[Sca-cooks] Non-leavening/non-brewing use of yeast
JIMCHEVAL at aol.com
JIMCHEVAL at aol.com
Thu Jun 26 09:26:10 PDT 2014
My guess is that these would be in Germanic countries where beer was
popular. The same countries were more likely to use yeast as a leavening for
beer, whereas the French, for instance, used sour dough until the late
seventeenth century (and even then use of yeast was fitful) despite knowing that
the Flemish, for instance, used yeast and had lighter bread as a result.
There's really no mystery here: more beer, more brewer's yeast, which is
pretty much all there was until the nineteenth century.
Jim Chevallier
_www.chezjim.com_ (http://www.chezjim.com/)

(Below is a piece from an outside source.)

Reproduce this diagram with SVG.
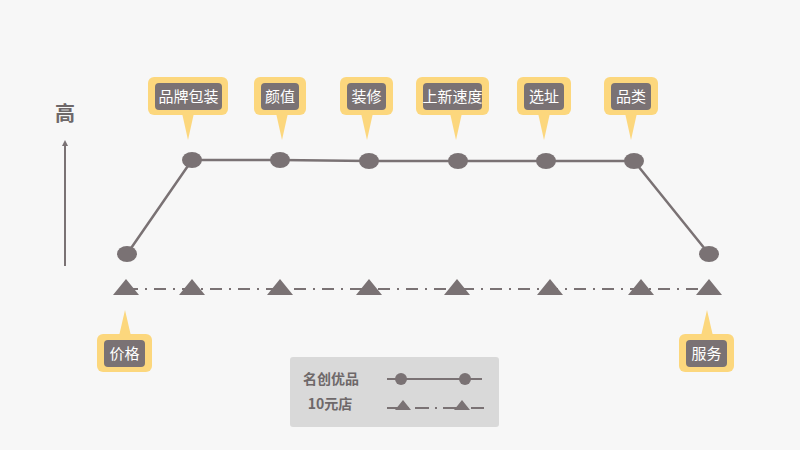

Food in early monastic rules
_http://leslefts.blogspot.com/2014/06/food-in-early-monastic-rules.html_
(http://leslefts.blogspot.com/2014/04/beyond-wine-water-and-beer-what-else.html
)
In a message dated 6/26/2014 8:36:10 A.M. Pacific Daylight Time,
StefanliRous at gmail.com writes:
Anyone know of other period recipes where yeast is used, not as a leaven
or for beverage brewing, but for something else as in these fish examples?